24 de set. de 2007

TEMPO E TRABALHO

MATÉRIA DO FANTÁSTICO - REDE GLOBO - 23/SETEMBRO/2007

Durante séculos, milhões de africanos foram trazidos à força para trabalhar como escravos em terras brasileiras. Que margem de escolha eles tinham em relação ao futuro? Quase nenhuma. Como não eram donos do seu tempo nem do seu trabalho, quase nada podiam fazer pelo seu amanhã.

E os índios que viviam livres na floresta, tirando seu sustento diretamente da natureza? De que forma encaravam o presente e preparavam o futuro? Pensavam no tempo como nós – habitantes das metrópoles do século XXI?

Cada cultura humana tem uma forma de se relacionar com o presente e com o futuro. Seus sonhos e expectativas se formam na dura batalha pela sobrevivência. E mudam com o passar do tempo.

No princípio, era o aqui-e-agora. A vida era curta e incerta e os riscos estavam por toda parte.

Por milênios, foi assim.

A invenção da agricultura e do pastoreio mudou radicalmente esse quadro.A domesticação de plantas e animais, fruto de um lento processo de experimentações e adaptações, mostrou que era possível colocar o mundo natural e o próprio tempo a serviço do homem na luta por seu sustento. E trouxe para primeiro plano as vantagens da espera. Todas essas ações exigiam meses de paciente preparo e execução.

Essas mudanças no mundo do trabalho transformaram a maneira de pensar de nossos ancestrais. Eles descobriram que podiam planejar, racionalizar suas ações, desenvolver a pesquisa científica e, assim, depender cada vez menos das incertezas da natureza.


Antes, era da mão à boca.
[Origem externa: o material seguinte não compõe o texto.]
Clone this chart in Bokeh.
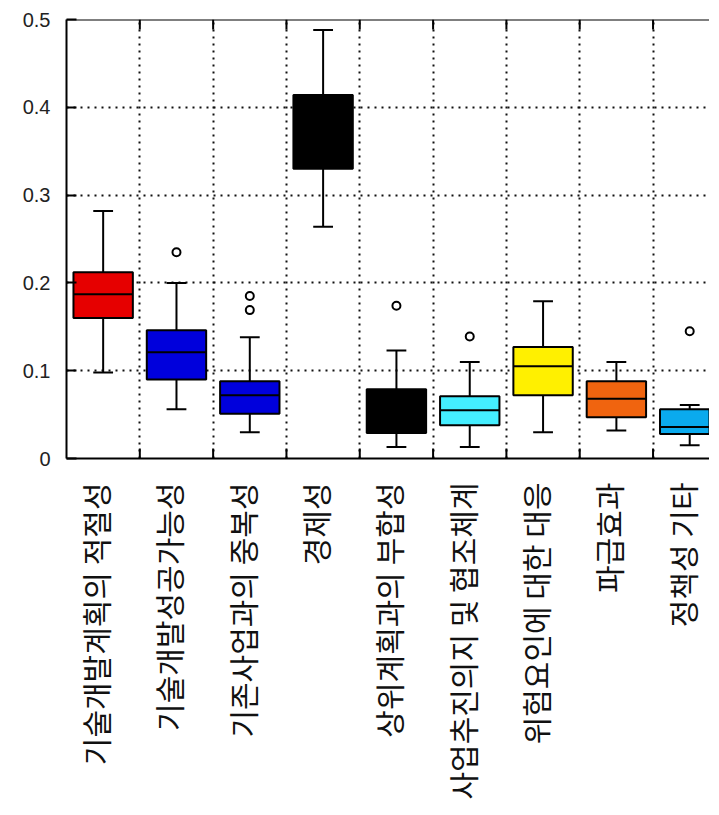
import numpy as np
from bokeh.plotting import figure
from bokeh.models import Range1d, FixedTicker, Span
from bokeh.embed import file_html
from bokeh.resources import INLINE

categories = ["기술개발계획의 적절성", "기술개발성공가능성", "기존사업과의 중복성", "경제성",
              "상위계획과의 부합성", "사업추진의지 및 협조체계", "위험요인에 대한 대응",
              "파급효과", "정책성 기타"]
lower = [0.098, 0.056, 0.030, 0.264, 0.013, 0.013, 0.030, 0.032, 0.015]
q1 = [0.160, 0.090, 0.051, 0.330, 0.029, 0.038, 0.072, 0.047, 0.028]
median = [0.187, 0.121, 0.072, 0.370, 0.040, 0.055, 0.105, 0.068, 0.036]
q3 = [0.212, 0.146, 0.088, 0.414, 0.079, 0.071, 0.127, 0.088, 0.056]
upper = [0.282, 0.200, 0.138, 0.488, 0.123, 0.110, 0.179, 0.110, 0.061]
outlier_cat = [1, 2, 2, 4, 5, 8]
outlier_val = [0.235, 0.185, 0.169, 0.174, 0.139, 0.145]
colors = ["#E60000", "#0000DC", "#0000DC", "#000000", "#000000",
          "#44EEFF", "#FFF000", "#F0640F", "#0AAAEE"]
y_ticks = [0, 0.1, 0.2, 0.3, 0.4, 0.5]
y_labels = ["0", "0.1", "0.2", "0.3", "0.4", "0.5"]

n = len(categories)
xc = [i + 0.5 for i in range(n)]
bounds = [float(i) for i in range(1, n)]
label_pos = [x - 0.11 for x in xc]
box_w = 0.81
cap = 0.27
tick_len = 0.0115

p = figure(frame_width=643, frame_height=439, output_backend="svg", toolbar_location=None,
           x_range=Range1d(0, 8.77), y_range=Range1d(0, 0.5),
           min_border_left=66, min_border_top=19, min_border_right=0, min_border_bottom=0,
           background_fill_color="white", border_fill_color="white")
p.outline_line_color = None

# grid
p.xgrid.ticker = FixedTicker(ticks=bounds)
p.ygrid.ticker = FixedTicker(ticks=y_ticks[1:-1])
for g in (p.xgrid, p.ygrid):
    g.grid_line_color = "#111111"
    g.grid_line_width = 2
    g.grid_line_dash = "2 5"

# y axis
ya = p.yaxis[0]
ya.ticker = FixedTicker(ticks=y_ticks)
ya.major_label_overrides = {t: l for t, l in zip(y_ticks, y_labels)}
ya.major_tick_in = 10
ya.major_tick_out = 0
ya.major_tick_line_width = 2
ya.minor_tick_line_color = None
ya.axis_line_width = 2
ya.major_label_standoff = 16
ya.major_label_text_font = "Liberation Sans"
ya.major_label_text_font_size = "20px"
ya.major_label_text_color = "#222222"

# x axis with category labels
xa = p.xaxis[0]
xa.ticker = FixedTicker(ticks=label_pos)
xa.major_label_overrides = {x: c for x, c in zip(label_pos, categories)}
xa.major_tick_line_color = None
xa.minor_tick_line_color = None
xa.axis_line_width = 2
xa.major_label_orientation = np.pi / 2
xa.major_label_standoff = 18
xa.major_label_text_font = "Noto Sans CJK KR"
xa.major_label_text_font_size = "30px"
xa.major_label_text_color = "#111111"

# top frame line
p.add_layout(Span(location=0.5, dimension="width", line_color="black", line_width=2))

# inward tick marks at category boundaries (bottom and top)
p.segment(x0=bounds, y0=[0] * len(bounds), x1=bounds, y1=[tick_len] * len(bounds),
          line_color="black", line_width=2)
p.segment(x0=bounds, y0=[0.5] * len(bounds), x1=bounds, y1=[0.5 - tick_len] * len(bounds),
          line_color="black", line_width=2)

# whiskers
p.segment(x0=xc, y0=q3, x1=xc, y1=upper, line_color="black", line_width=2)
p.segment(x0=xc, y0=lower, x1=xc, y1=q1, line_color="black", line_width=2)
p.segment(x0=[x - cap / 2 for x in xc], y0=upper, x1=[x + cap / 2 for x in xc], y1=upper,
          line_color="black", line_width=2)
p.segment(x0=[x - cap / 2 for x in xc], y0=lower, x1=[x + cap / 2 for x in xc], y1=lower,
          line_color="black", line_width=2)

# boxes
p.vbar(x=xc, width=box_w, bottom=q1, top=q3, fill_color=colors, line_color="black", line_width=2)
p.segment(x0=[x - box_w / 2 for x in xc], y0=median, x1=[x + box_w / 2 for x in xc], y1=median,
          line_color="black", line_width=2)

# outliers
p.scatter(x=[xc[i] for i in outlier_cat], y=outlier_val, marker="circle", size=8,
          fill_color="white", line_color="black", line_width=2)

open("out.html", "w").write(file_html(p, INLINE))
Atualmente, entre o que faço hoje na fábrica ou na loja em que trabalho e o que compro no supermercado no final do mês com o meu salário, há uma cadeia produtiva muito complexa.
Uma operadora de telemarketing que vive na Índia, por exemplo, pode prestar serviços a uma agência de viagens localizada nos Estados Unidos, e receber seu salário em dinheiro indiano para comprar produtos chineses!

Trabalhar mais ou viver mais a vida? Poupar ou gastar? Dar maior ou menor valor ao consumo?

Hoje, corremos o risco de nos tornar escravos do dinheiro e do consumo.E vivemos em meio a um bombardeio de mensagens contraditórias. De um lado, somos estimulados a comprar, gastar e viver o momento. Há sempre um tipo novo de geladeira, de bicicleta ou de roupa que somos tentados a comprar. Então, nos endividamos, abrimos crediários com juros absurdos e consumimos sem pensar.

Por outro lado, somos chamados a poupar: é preciso fazer a previdência, cuidar da saúde e se preparar para uma velhice tranqüila. É urgente garantir o amanhã.

O mundo em que vivemos é muito exigente em relação ao tempo. Cada vez mais, é preciso desenvolver a arte de agir no presente tendo em vista o futuro.

“Nessas sedução do consumo é importante ressaltar que na nossa civilização contemporânea, ter bens de consumo funciona como signo de poder e status. A sua imagem de como você vai ser vista. Evidentemente que essa experiência que implica em desperdício, jogar dinheiro pelo ralo, isso te provoca uma imprevisibilidade em relação ao futuro. Aqui você faz tudo em pré-datado, como se você pudesse pagar em 10 vezes. É uma espécie de dívida adiada que vai tendo um efeito multiplicador”, explica Joel Birman, psicólogo da UFRJ.

Da mesma forma que os indivíduos, também os grupos sociais fazem suas escolhas. Quais são os valores que importam? Como vamos dar consistência aos nossos sonhos e projetos?

Afinal, em que mundo queremos viver?